(Plotting code records)
================================
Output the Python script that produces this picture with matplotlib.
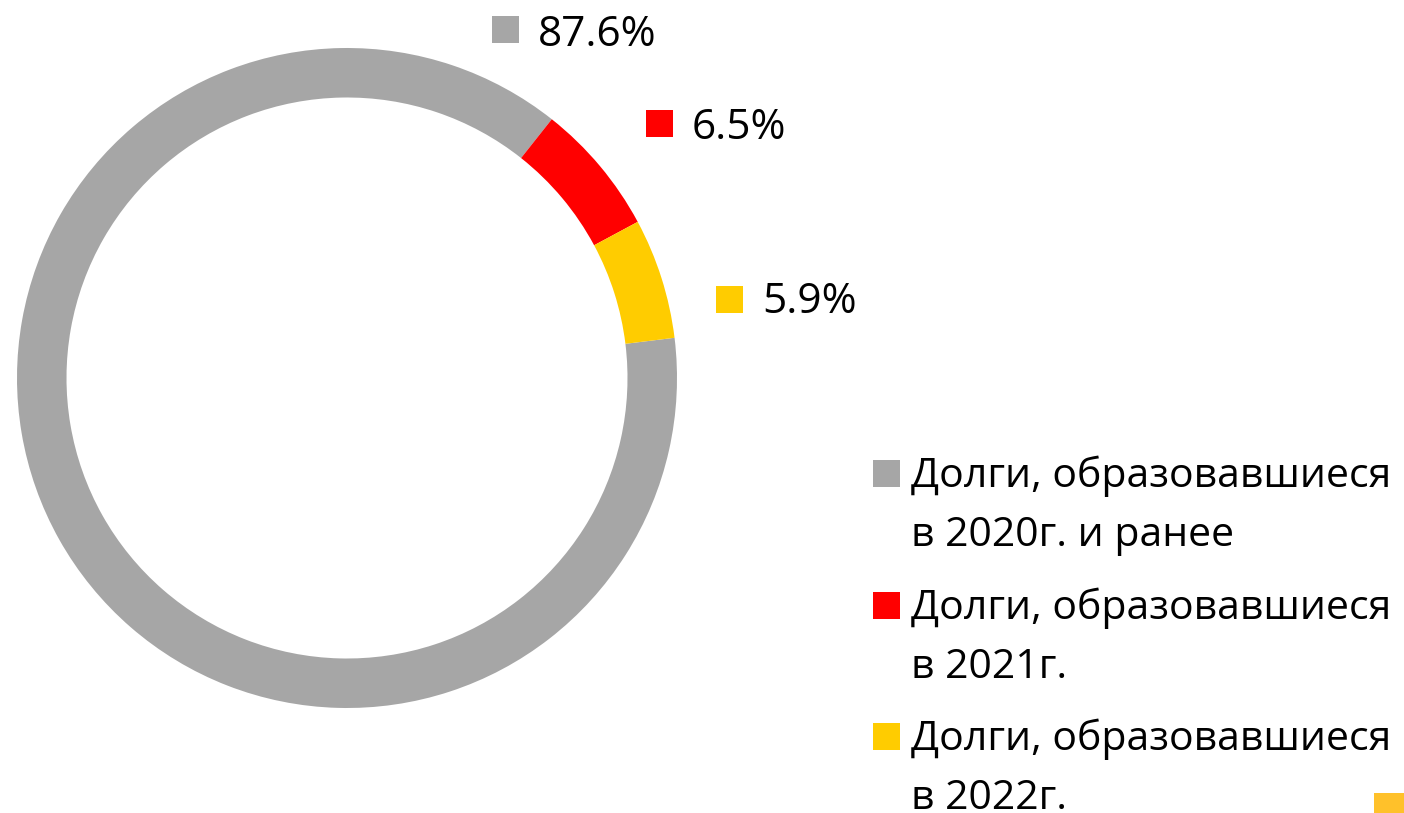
import matplotlib
matplotlib.use("Agg")
import matplotlib.pyplot as plt
from matplotlib.patches import Rectangle

plt.rcParams['font.family'] = ['Open Sans', 'DejaVu Sans']

# data
shares = [87.6, 6.5, 5.9]
share_labels = ["87.6%", "6.5%", "5.9%"]
legend_labels = [
    ["Долги, образовавшиеся", "в 2020г. и ранее"],
    ["Долги, образовавшиеся", "в 2021г."],
    ["Долги, образовавшиеся", "в 2022г."],
]
colors = ["#A6A6A6", "#FF0000", "#FFCC00"]

W, H = 1404, 813
fig = plt.figure(figsize=(W / 100, H / 100), dpi=100)


def fx(px):
    return px / W


def fy(py):
    return 1 - py / H


def square(x, y, size, color):
    # x, y = top-left corner in pixels
    fig.patches.append(Rectangle((fx(x), fy(y + size)), size / W, size / H,
                                 transform=fig.transFigure, color=color, lw=0))


# donut, centre (347, 378) px, outer radius 330 px
cx, cy, r = 347, 378, 330
ax = fig.add_axes([fx(cx - r), fy(cy + r), 2 * r / W, 2 * r / H])
ax.pie(shares, colors=colors, startangle=7, counterclock=False, radius=1,
       wedgeprops=dict(width=0.15, linewidth=0))
ax.set_xlim(-1, 1)
ax.set_ylim(-1, 1)
ax.set_aspect('equal')
ax.axis('off')

# data labels: square + text
label_pos = [(492, 16, 538, 46), (646, 110, 692, 139), (716, 286, 762, 313)]
for (sx, sy, tx, ty), txt, c in zip(label_pos, share_labels, colors):
    square(sx, sy, 27, c)
    fig.text(fx(tx), fy(ty), txt, fontsize=30.5, va='baseline', ha='left')

# legend
leg_base = [487, 619, 750]
for y, lines, c in zip(leg_base, legend_labels, colors):
    square(873, y - 27, 27, c)
    fig.text(fx(911), fy(y), lines[0], fontsize=29.5, va='baseline', ha='left')
    fig.text(fx(911), fy(y + 59), lines[1], fontsize=29.5, va='baseline', ha='left')

# stray small marker in the corner
fig.patches.append(Rectangle((fx(1374), 0), 30 / W, 20 / H,
                             transform=fig.transFigure, color="#FFC12A", lw=0))

fig.savefig("out.png", dpi=100)
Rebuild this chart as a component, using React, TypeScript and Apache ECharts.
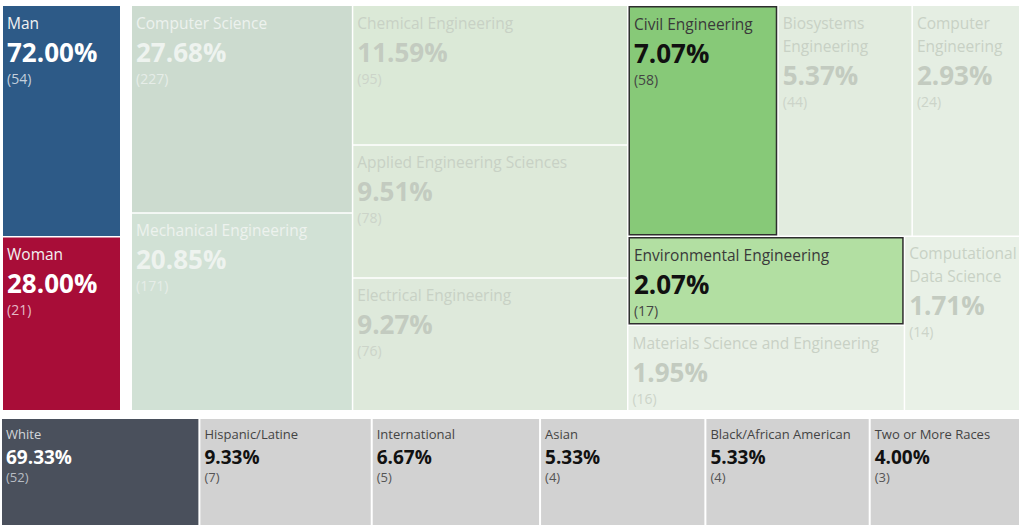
import React, { useEffect, useRef } from "react";
import * as echarts from "echarts";

// ---- Data ----
const genderNames = ["Man", "Woman"];
const genderCounts = [54, 21];
// Tableau sizes the tiles by a compressed measure; relative tile weights
const genderTileWeight = [27.0, 20.3];

const majorNames = [
  "Computer Science",
  "Mechanical Engineering",
  "Chemical Engineering",
  "Applied Engineering Sciences",
  "Electrical Engineering",
  "Civil Engineering",
  "Biosystems Engineering",
  "Computer Engineering",
  "Environmental Engineering",
  "Materials Science and Engineering",
  "Computational Data Science",
];
const majorCounts = [227, 171, 95, 78, 76, 58, 44, 24, 17, 16, 14];
const majorTileWeight = [45.7, 43.5, 38.2, 36.4, 36.3, 34.5, 30.8, 24.7, 24.5, 23.5, 20.0];
const highlightedMajors = ["Civil Engineering", "Environmental Engineering"];

const raceNames = [
  "White",
  "Hispanic/Latine",
  "International",
  "Asian",
  "Black/African American",
  "Two or More Races",
];
const raceCounts = [52, 7, 5, 4, 4, 3];
const raceTileWeight = [198, 172, 168, 165, 164, 150];

// ---- Styles ----
const FONT = "'Open Sans', 'Noto Sans', sans-serif";
const genderColors = ["#2d5a87", "#a80d38"];
const majorColors = [
  "#ccdbcf", "#d1e1d5", "#dbe9d7", "#dde9d9", "#dee9db",
  "#87c978", "#e2ecdf", "#e5eee3", "#b2dfa2", "#e8f0e6", "#e9f1e7",
];
const raceColors = ["#4a505c", "#d2d2d2", "#d2d2d2", "#d2d2d2", "#d2d2d2", "#d2d2d2"];

const BIG = { name: 15.5, pct: 26, cnt: 14, nameLH: 23, pctLH: 35, cntLH: 18 };
const SMALL = { name: 13, pct: 19, cnt: 13, nameLH: 22, pctLH: 24, cntLH: 16 };

function makeRich(big: boolean, nameC: string, pctC: string, cntC: string) {
  const s = big ? BIG : SMALL;
  return {
    n: { fontFamily: FONT, fontSize: s.name, color: nameC, lineHeight: s.nameLH },
    p: { fontFamily: FONT, fontSize: s.pct, fontWeight: "bold", color: pctC, lineHeight: s.pctLH },
    c: { fontFamily: FONT, fontSize: s.cnt, color: cntC, lineHeight: s.cntLH },
  };
}

function pctText(count: number, counts: number[]) {
  const total = counts.reduce((a, b) => a + b, 0);
  return ((count / total) * 100).toFixed(2) + "%";
}

// wrapped name lines, filled after the first layout pass
const wrapMap: Record<string, string[]> = {};

let measureCtx: CanvasRenderingContext2D | null = null;
function textWidth(t: string, size: number) {
  if (!measureCtx) measureCtx = document.createElement("canvas").getContext("2d");
  if (!measureCtx) return t.length * size * 0.5;
  measureCtx.font = `${size}px ${FONT}`;
  return measureCtx.measureText(t).width;
}
function wrapWords(text: string, size: number, maxW: number) {
  const words = text.split(" ");
  const lines: string[] = [];
  let cur = "";
  for (const w of words) {
    const t = cur ? cur + " " + w : w;
    if (cur && textWidth(t, size) > maxW) {
      lines.push(cur);
      cur = w;
    } else cur = t;
  }
  lines.push(cur);
  return lines;
}

function baseSeries(big: boolean, counts: number[]) {
  return {
    type: "treemap",
    roam: false,
    nodeClick: false,
    silent: true,
    breadcrumb: { show: false },
    squareRatio: 1.645,
    visibleMin: 0,
    animation: false,
    levels: [{ itemStyle: { borderWidth: 0, gapWidth: 1.5 } }],
    upperLabel: { show: false },
    label: {
      show: true,
      position: "insideTopLeft",
      padding: [big ? 5 : 4, 4, 0, 4],
      overflow: "none",
      formatter: (p: any) => {
        const c = p.value[1];
        const lines = wrapMap[p.name] || [p.name];
        const nameStr = lines.map((l) => `{n|${l}}`).join("\n");
        return `${nameStr}\n{p|${pctText(c, counts)}}\n{c|(${c})}`;
      },
    },
  };
}

function buildOption() {
  const genderData = genderNames.map((name, i) => ({
    name,
    value: [genderTileWeight[i], genderCounts[i]],
    itemStyle: { color: genderColors[i], borderWidth: 0 },
    label: { rich: makeRich(true, "#f2f2f2", "#ffffff", "rgba(255,255,255,0.72)") },
  }));

  const majorData = majorNames.map((name, i) => {
    const hl = highlightedMajors.includes(name);
    const whiteText = i < 2;
    return {
      name,
      value: [majorTileWeight[i], majorCounts[i]],
      itemStyle: hl
        ? { color: majorColors[i], borderColor: "#2e2e2e", borderWidth: 1.5 }
        : { color: majorColors[i], borderWidth: 0 },
      label: {
        rich: hl
          ? makeRich(true, "#3a3a3a", "#111111", "#444444")
          : whiteText
          ? makeRich(true, "#edf2ee", "#eef3ef", "#e6ede8")
          : makeRich(true, "#c8d1c5", "#c3cbc0", "#ccd4c9"),
      },
    };
  });

  const raceData = raceNames.map((name, i) => ({
    name,
    value: [raceTileWeight[i], raceCounts[i]],
    itemStyle: { color: raceColors[i], borderWidth: 0 },
    label: {
      rich:
        i === 0
          ? makeRich(false, "#d3d6da", "#ffffff", "#b8bcc3")
          : makeRich(false, "#444444", "#111111", "#555555"),
    },
  }));

  return {
    animation: false,
    backgroundColor: "#ffffff",
    series: [
      { ...baseSeries(true, genderCounts), left: 3, top: 6, width: 117, height: 404, data: genderData },
      { ...baseSeries(true, majorCounts), left: 132, top: 6, width: 887, height: 404, data: majorData },
      {
        ...baseSeries(false, raceCounts),
        left: 2,
        top: 419,
        width: 1017,
        height: 112,
        levels: [{ itemStyle: { borderWidth: 0, gapWidth: 2 } }],
        data: raceData,
      },
    ],
  };
}

export default function App() {
  const ref = useRef<HTMLDivElement>(null);
  useEffect(() => {
    if (!ref.current) return;
    const chart = echarts.init(ref.current, undefined, { renderer: "svg" });
    chart.setOption(buildOption());

    // second pass: wrap names by word to the laid-out tile widths
    try {
      const model = (chart as any).getModel();
      [0, 1, 2].forEach((si) => {
        const s = model.getSeriesByIndex(si);
        const size = si === 2 ? SMALL.name : BIG.name;
        const root = s.getData().tree.root;
        root.children.forEach((node: any) => {
          const lay = node.getLayout();
          if (!lay) return;
          const bw = (node.getModel().get(["itemStyle", "borderWidth"]) || 0) as number;
          wrapMap[node.name] = wrapWords(node.name, size, lay.width - 8 - 2 * bw);
        });
      });
      chart.setOption(buildOption(), true);
    } catch (e) {
      // keep first pass
    }
    return () => chart.dispose();
  }, []);
  return (
    <div
      ref={ref}
      style={{ position: "fixed", left: 0, top: 0, width: 1019, height: 525, background: "#fff" }}
    />
  );
}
================================
* WHAT IS REQUIRED: Extract, word for word, each line from the top of the data down to and including the line with "fig.text(fx(911), fy(y +"; skip the pictures.

* ANSWER FOR THE TASK:
Output the Python script that produces this picture with matplotlib.
import matplotlib
matplotlib.use("Agg")
import matplotlib.pyplot as plt
from matplotlib.patches import Rectangle

plt.rcParams['font.family'] = ['Open Sans', 'DejaVu Sans']

# data
shares = [87.6, 6.5, 5.9]
share_labels = ["87.6%", "6.5%", "5.9%"]
legend_labels = [
    ["Долги, образовавшиеся", "в 2020г. и ранее"],
    ["Долги, образовавшиеся", "в 2021г."],
    ["Долги, образовавшиеся", "в 2022г."],
]
colors = ["#A6A6A6", "#FF0000", "#FFCC00"]

W, H = 1404, 813
fig = plt.figure(figsize=(W / 100, H / 100), dpi=100)


def fx(px):
    return px / W


def fy(py):
    return 1 - py / H


def square(x, y, size, color):
    # x, y = top-left corner in pixels
    fig.patches.append(Rectangle((fx(x), fy(y + size)), size / W, size / H,
                                 transform=fig.transFigure, color=color, lw=0))


# donut, centre (347, 378) px, outer radius 330 px
cx, cy, r = 347, 378, 330
ax = fig.add_axes([fx(cx - r), fy(cy + r), 2 * r / W, 2 * r / H])
ax.pie(shares, colors=colors, startangle=7, counterclock=False, radius=1,
       wedgeprops=dict(width=0.15, linewidth=0))
ax.set_xlim(-1, 1)
ax.set_ylim(-1, 1)
ax.set_aspect('equal')
ax.axis('off')

# data labels: square + text
label_pos = [(492, 16, 538, 46), (646, 110, 692, 139), (716, 286, 762, 313)]
for (sx, sy, tx, ty), txt, c in zip(label_pos, share_labels, colors):
    square(sx, sy, 27, c)
    fig.text(fx(tx), fy(ty), txt, fontsize=30.5, va='baseline', ha='left')

# legend
leg_base = [487, 619, 750]
for y, lines, c in zip(leg_base, legend_labels, colors):
    square(873, y - 27, 27, c)
    fig.text(fx(911), fy(y), lines[0], fontsize=29.5, va='baseline', ha='left')
    fig.text(fx(911), fy(y + 59), lines[1], fontsize=29.5, va='baseline', ha='left')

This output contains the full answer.